Amen, a thousand times over.
What I find rather curious is the absence and/or passivity of the male/father voice in both Chua and Fei's narratives. Also, Chua's husband is white, which means her children grew up biracial and I'm assuming bicultural, which doesn't seem to be reflected in the story of their upbringing, so I wonder what, if any, implications that had on her approach to parenting. (Even just the fact that it's her approach as opposed to their approach just seems odd to me, but perhaps there's something about Chinese culture and the role of the mother in parenting--regardless of the race/ethnicity/culture/presence of the father--that I'm ignorant to...)

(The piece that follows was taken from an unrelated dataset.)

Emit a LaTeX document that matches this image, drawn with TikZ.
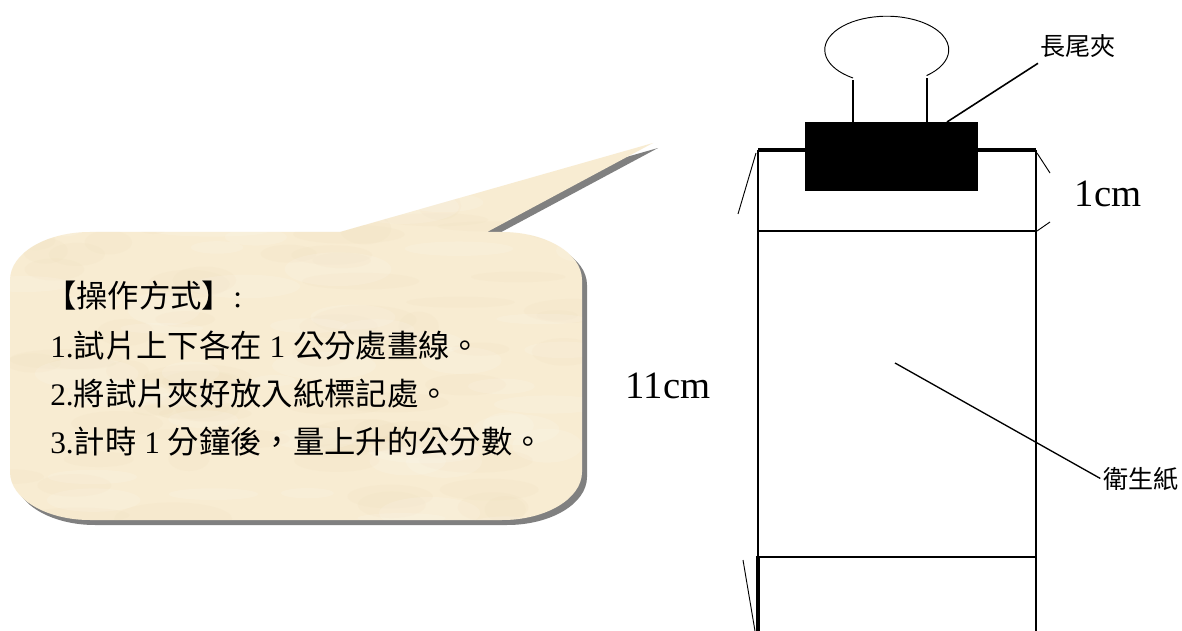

RE: Parent and Child Face-to-Face: On the Battle Hymn of the Tiger Mother - trudee - 10-06-2011 02:58 AM
Hi, I find your posts very insightful. I was aware of Chua's parenting technique and while I admire her dedication towards her responsibility as a parent, I can't seem to understand why she should consider applying a very stringent approach towards her children the way she has shown a lot of us. It is necessary to teach our kids discipline and put in punishment depending on the severity of their misconducts but I personally think it's extremely inappropriate to be forcing your kids to be achievers in anything you would want them to pursue. We should consider the fact that no one is perfect and our kids are most definitely not exempted from that fact. She's lucky her kids didn't end up with low self-esteem or troubled from all the physical and emotional punishments that they experienced from their mother. It would be more difficult to be parenting at-risk kids as a result of all those unnecessary discipline. I wouldn't want my kids to experience such kind of torment, putting myself in their feet, I'm sure they would want their parents to support them with whatever field they would want to pursue in. Maybe an adequate amount of tough love is acceptable but not to the point of breaking their spirits in the process. Well, that's just me.